Banks hedge their risk in derivative deals by making trades to cover possible losses to school districts. The banks make their money from fees, regardless of interest rate movements.

The reason Erie and other districts don't know how much the bank makes from a deal is because banks don't tell them, the records show. The money isn't paid immediately out of school budgets. Fees are hidden from schools because banks include those costs in the contract by adjusting interest rates up or down.

SEC Disclosure Rules

While the SEC doesn't regulate derivatives, it has authority to oversee how banks conduct transactions. SEC Chairman Cox says all financial firms should tell clients what their fees are before signing any deals.
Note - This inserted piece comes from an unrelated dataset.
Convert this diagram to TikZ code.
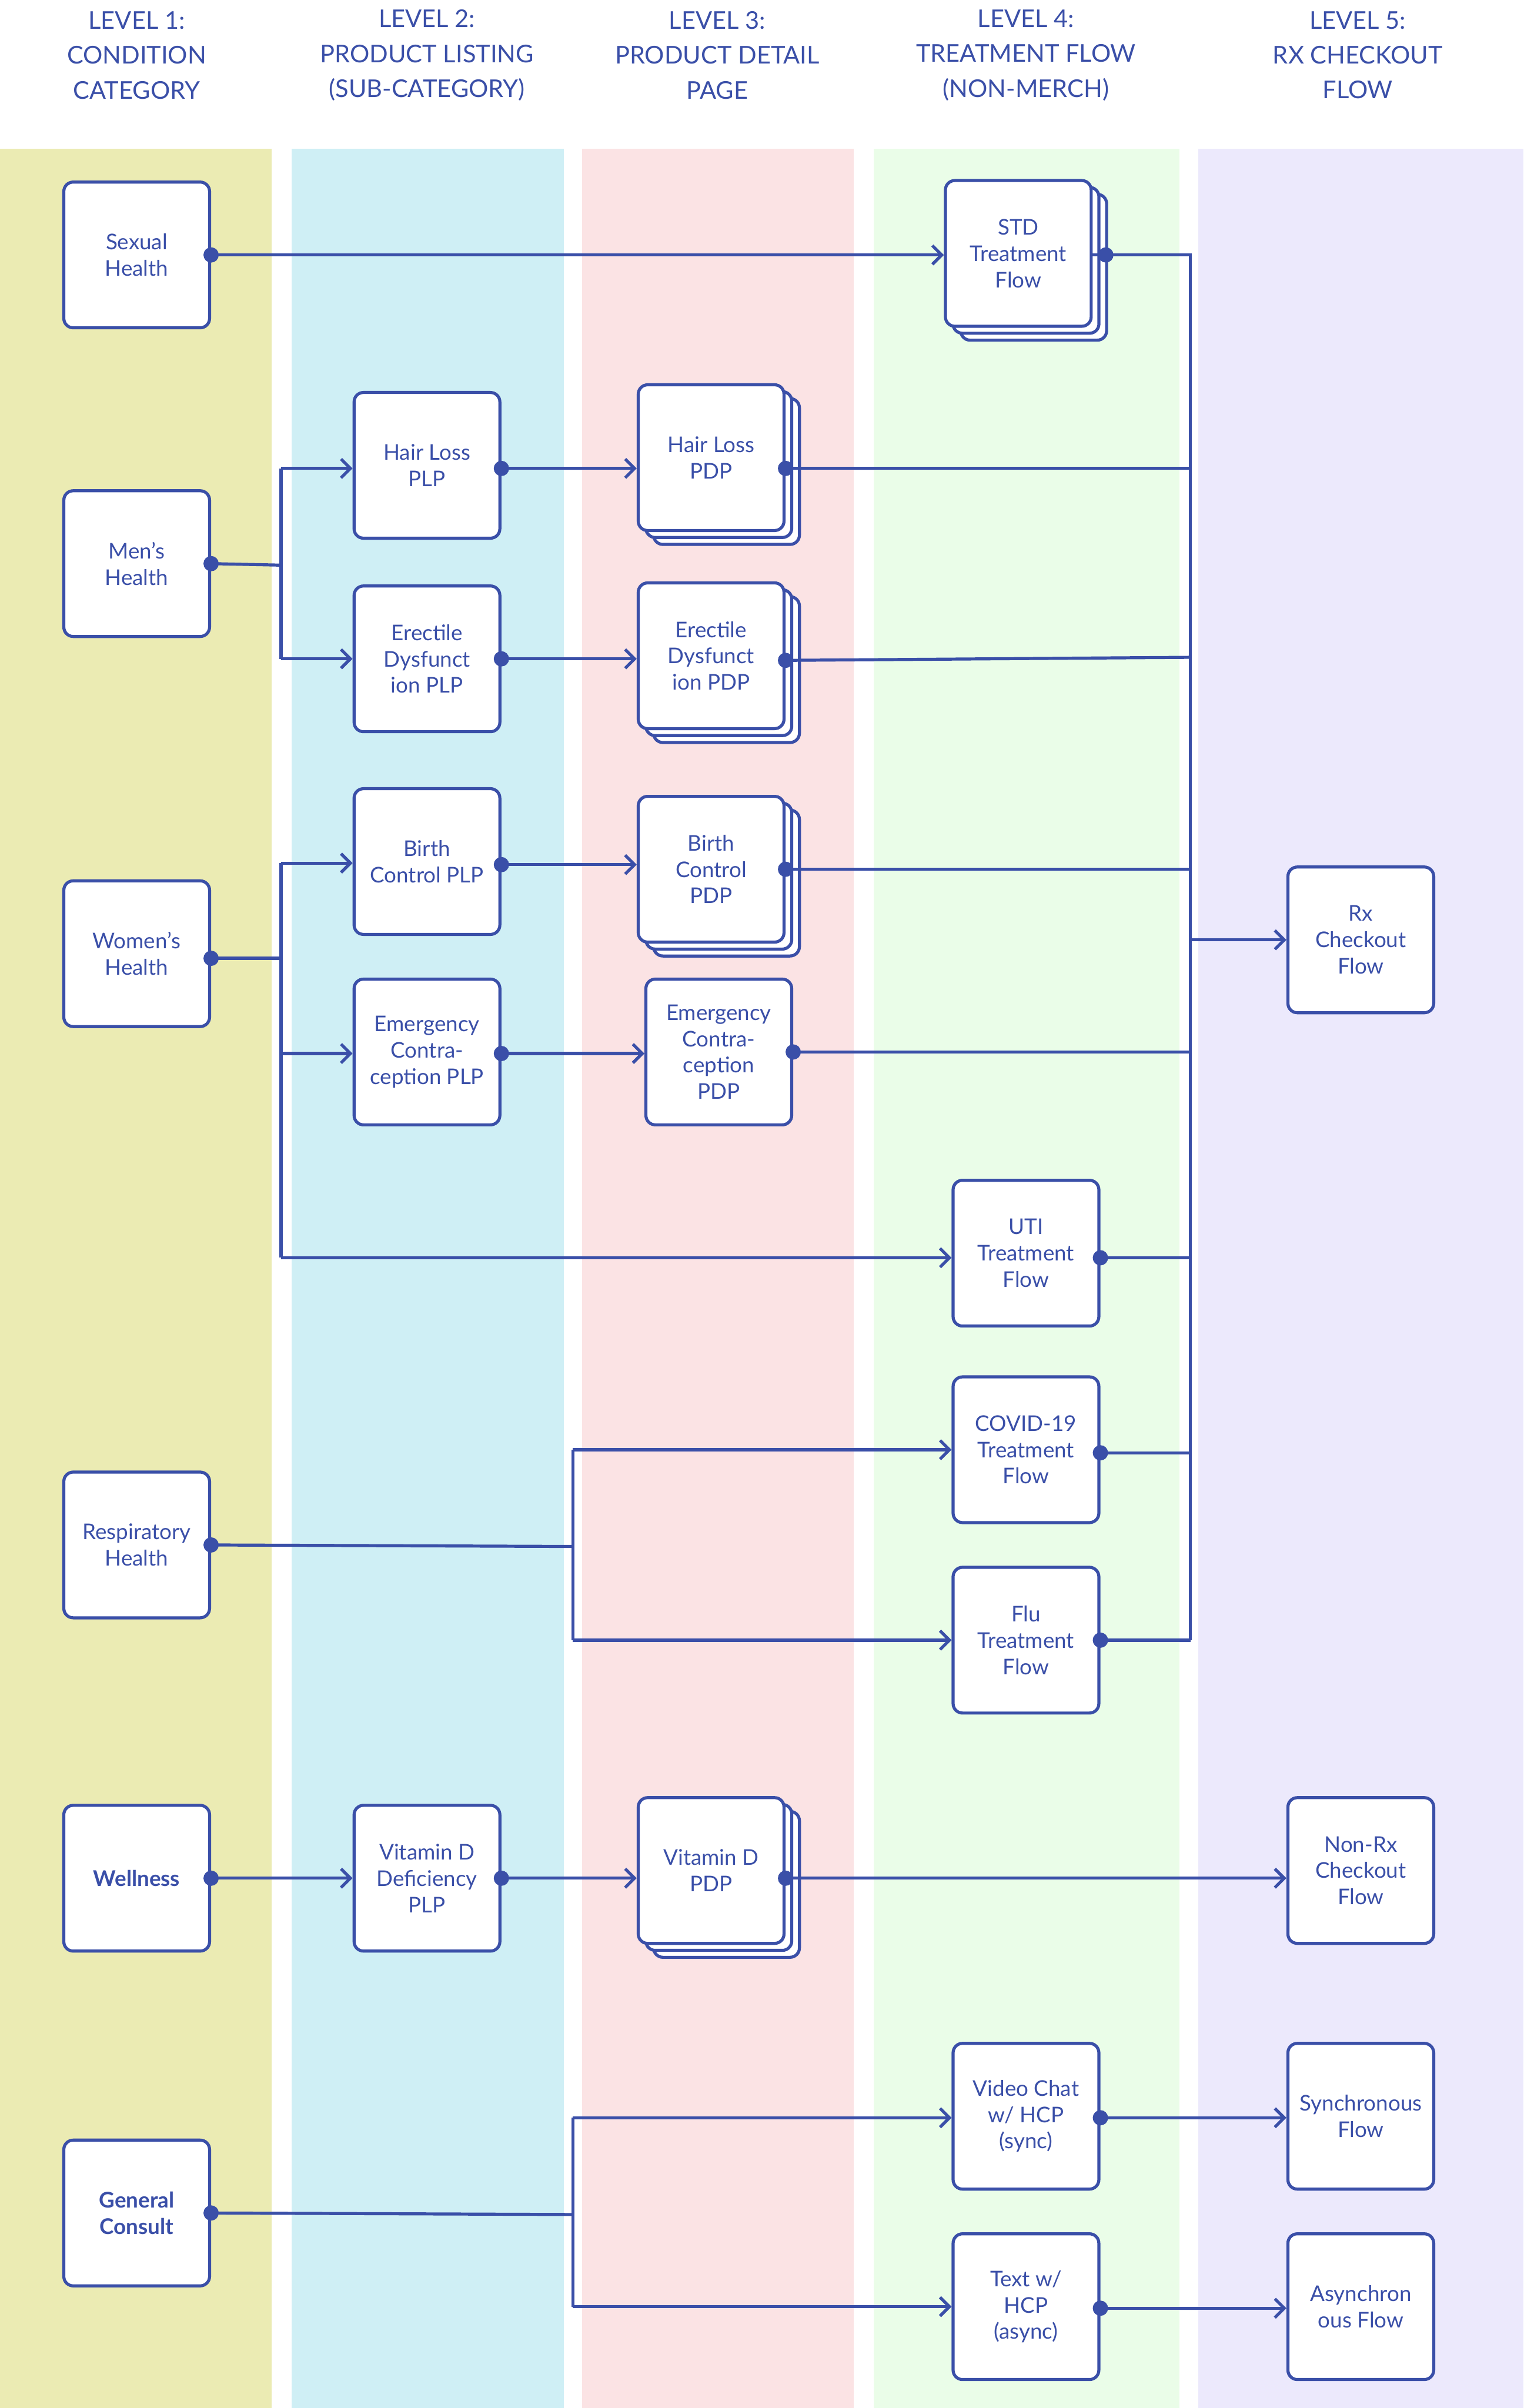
\documentclass[tikz,border=0pt]{standalone}
\usepackage{fontspec}
\setmainfont{Lato}
\usetikzlibrary{arrows.meta}
\definecolor{ln}{HTML}{3A4FA8}
\definecolor{laneA}{HTML}{EBEBB3}
\definecolor{laneB}{HTML}{CFEFF5}
\definecolor{laneC}{HTML}{FBE3E4}
\definecolor{laneD}{HTML}{EAFDE8}
\definecolor{laneE}{HTML}{ECE9FC}
\newcommand{\stk}[2]{%
  \draw[ln,line width=1.3pt,fill=white,rounded corners=4pt] (#1-47.5+10,#2-47.5+9) rectangle (#1+47.5+10,#2+47.5+9);
  \draw[ln,line width=1.3pt,fill=white,rounded corners=4pt] (#1-47.5+5,#2-47.5+4.5) rectangle (#1+47.5+5,#2+47.5+4.5);}
\begin{document}
\begin{tikzpicture}[x=0.6533pt,y=-0.6533pt,
  box/.style={draw=ln,line width=1.3pt,fill=white,rounded corners=4pt,minimum width=62pt,minimum height=62pt,inner sep=0pt,align=center,text=ln,font=\fontsize{9.2}{11.2}\selectfont},
  hdr/.style={text=ln,align=center,font=\fontsize{10.4}{14.8}\selectfont},
  con/.style={ln,line width=1.3pt},
  arr/.style={ln,line width=1.3pt,-{Straight Barb[length=4pt,width=8pt]}},
  dot/.style={circle,fill=ln,inner sep=0pt,minimum size=6.5pt}]
\useasboundingbox (0,0) rectangle (992,1568);
\fill[white] (0,0) rectangle (992,1568);
\fill[laneA] (0,97) rectangle (177,1568);
\fill[laneB] (190,97) rectangle (367,1568);
\fill[laneC] (379,97) rectangle (556,1568);
\fill[laneD] (569,97) rectangle (768,1568);
\fill[laneE] (780,97) rectangle (992,1568);
\node[hdr] (h1) at (89,36) {LEVEL 1:\\CONDITION\\CATEGORY};
\node[hdr] (h2) at (278,36) {LEVEL 2:\\PRODUCT LISTING\\(SUB-CATEGORY)};
\node[hdr] (h3) at (467,36) {LEVEL 3:\\PRODUCT DETAIL\\PAGE};
\node[hdr] (h4) at (668,36) {LEVEL 4:\\TREATMENT FLOW\\(NON-MERCH)};
\node[hdr] (h5) at (884,36) {LEVEL 5:\\RX CHECKOUT\\FLOW};
% level 1
\node[box] (sex) at (89,166) {Sexual\\Health};
\node[box] (men) at (89,367) {Men’s\\Health};
\node[box] (wom) at (89,621) {Women’s\\Health};
\node[box] (resp) at (89,1006) {Respiratory\\Health};
\node[box,font=\fontsize{9.2}{11.2}\selectfont\bfseries] (well) at (89,1223) {Wellness};
\node[box,font=\fontsize{9.2}{11.2}\selectfont\bfseries] (gen) at (89,1441) {General\\Consult};
% level 2
\node[box] (hlplp) at (278,303) {Hair Loss\\PLP};
\node[box] (edplp) at (278,429) {Erectile\\Dysfunct\\ion PLP};
\node[box] (bcplp) at (278,561) {Birth\\Control PLP};
\node[box] (ecplp) at (278,685) {Emergency\\Contra-\\ception PLP};
\node[box] (vdplp) at (278,1223) {Vitamin D\\Deficiency\\PLP};
% level 3
\stk{463}{298}
\node[box] (hlpdp) at (463,298) {Hair Loss\\PDP};
\stk{463}{427}
\node[box] (edpdp) at (463,427) {Erectile\\Dysfunct\\ion PDP};
\stk{463}{566}
\node[box] (bcpdp) at (463,566) {Birth\\Control\\PDP};
\node[box] (ecpdp) at (468,685) {Emergency\\Contra-\\ception\\PDP};
\stk{463}{1218}
\node[box] (vdpdp) at (463,1218) {Vitamin D\\PDP};
% level 4
\stk{663}{165}
\node[box] (std) at (663,165) {STD\\Treatment\\Flow};
\node[box] (uti) at (668,816) {UTI\\Treatment\\Flow};
\node[box] (cov) at (668,944) {COVID-19\\Treatment\\Flow};
\node[box] (flu) at (668,1068) {Flu\\Treatment\\Flow};
\node[box] (vid) at (668,1378) {Video Chat\\w/ HCP\\(sync)};
\node[box] (txt) at (668,1502) {Text w/\\HCP\\(async)};
% level 5
\node[box] (rx) at (886,612) {Rx\\Checkout\\Flow};
\node[box] (nrx) at (886,1218) {Non-Rx\\Checkout\\Flow};
\node[box] (syn) at (886,1378) {Synchronous\\Flow};
\node[box] (asy) at (886,1502) {Asynchron\\ous Flow};
% junction coordinates
\coordinate (mj) at (183,368);
\coordinate (wj) at (183,624);
\coordinate (rj) at (373,1007);
\coordinate (gj) at (373,1442);
\coordinate (bt) at (775,166);
\coordinate (bb) at (775,1068);
\coordinate (bm) at (775,612);
% connectors
\draw[arr] (sex.east |- 0,166) -- (std.west |- 0,166);
\draw[con] (men.east) -- (mj);
\draw[con] (183,305) -- (183,429);
\draw[arr] (183,305) -- (hlplp.west |- 0,305);
\draw[arr] (183,429) -- (edplp.west |- 0,429);
\draw[arr] (hlplp.east |- 0,305) -- (hlpdp.west |- 0,305);
\draw[arr] (edplp.east |- 0,429) -- (edpdp.west |- 0,429);
\draw[con] (wom.east |- 0,624) -- (wj);
\draw[con] (183,562) -- (183,819);
\draw[arr] (183,562) -- (bcplp.west |- 0,562);
\draw[arr] (183,686) -- (ecplp.west |- 0,686);
\draw[arr] (183,819) -- (uti.west |- 0,819);
\draw[arr] (bcplp.east |- 0,563) -- (bcpdp.west |- 0,563);
\draw[arr] (ecplp.east |- 0,686) -- (ecpdp.west |- 0,686);
\draw[con] (std.east |- 0,166) -- (bt) -- (bb);
\draw[con] (hlpdp.east |- 0,305) -- (775,305);
\draw[con] (edpdp.east |- 0,430) -- (775,428);
\draw[con] (bcpdp.east |- 0,566) -- (775,566);
\draw[con] (ecpdp.east |- 0,685) -- (775,685);
\draw[con] (uti.east |- 0,819) -- (775,819);
\draw[con] (cov.east |- 0,946) -- (775,946);
\draw[con] (flu.east |- 0,1068) -- (bb);
\draw[arr] (bm) -- (rx.west |- 0,612);
\draw[con] (resp.east |- 0,1006) -- (rj);
\draw[con] (373,944) -- (373,1068);
\draw[arr] (373,944) -- (cov.west |- 0,944);
\draw[arr] (373,1068) -- (flu.west |- 0,1068);
\draw[arr] (well.east |- 0,1223) -- (vdplp.west |- 0,1223);
\draw[arr] (vdplp.east |- 0,1223) -- (vdpdp.west |- 0,1223);
\draw[arr] (vdpdp.east |- 0,1223) -- (nrx.west |- 0,1223);
\draw[con] (gen.east |- 0,1441) -- (gj);
\draw[con] (373,1379) -- (373,1502);
\draw[arr] (373,1379) -- (vid.west |- 0,1379);
\draw[arr] (373,1502) -- (txt.west |- 0,1502);
\draw[arr] (vid.east |- 0,1379) -- (syn.west |- 0,1379);
\draw[arr] (txt.east |- 0,1503) -- (asy.west |- 0,1503);
% dots
\foreach \n/\y in {sex/166,men/367,wom/624,resp/1006,well/1223,gen/1441,hlplp/305,edplp/429,bcplp/563,ecplp/686,vdplp/1223}
  \node[dot] at (\n.east |- 0,\y) {};
\node[dot] at (hlpdp.east |- 0,305) {};
\node[dot] at (edpdp.east |- 0,430) {};
\node[dot] at (bcpdp.east |- 0,566) {};
\node[dot] at (ecpdp.east |- 0,685) {};
\node[dot] at (vdpdp.east |- 0,1223) {};
\node[dot] at (663+57,166) {};
\foreach \n/\y in {uti/819,cov/946,flu/1068,vid/1379,txt/1503}
  \node[dot] at (\n.east |- 0,\y) {};
\end{tikzpicture}
\end{document}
``Brokers and advisers should disclose their compensation and conflicts of interest to their customers, and to the extent that they are regulated by the SEC, they must,'' he says.

Cox also says school district officials have a responsibility to the public and to bond investors to ensure their advisers are actually independent and acting in the best interests of taxpayers. ``To the extent that municipalities are participating in transactions they are not qualified for, there is an obligation to get good independent advice,'' he says.

More than two dozen Pennsylvania school districts bought swaps that bet on the spread between two interest rates. Many bet wrong. Since 2006, at least 27 school districts gambled that the spread would widen between either the five- or 10-year London interbank offered rate on the one hand and weekly municipal bond yields or the one-month Libor on the other.

The opposite happened: Spreads narrowed as long-term interest rates fell. The schools had to pay banks, or they could pay a steep exit fee, as Erie did with its swaption to cancel the deal.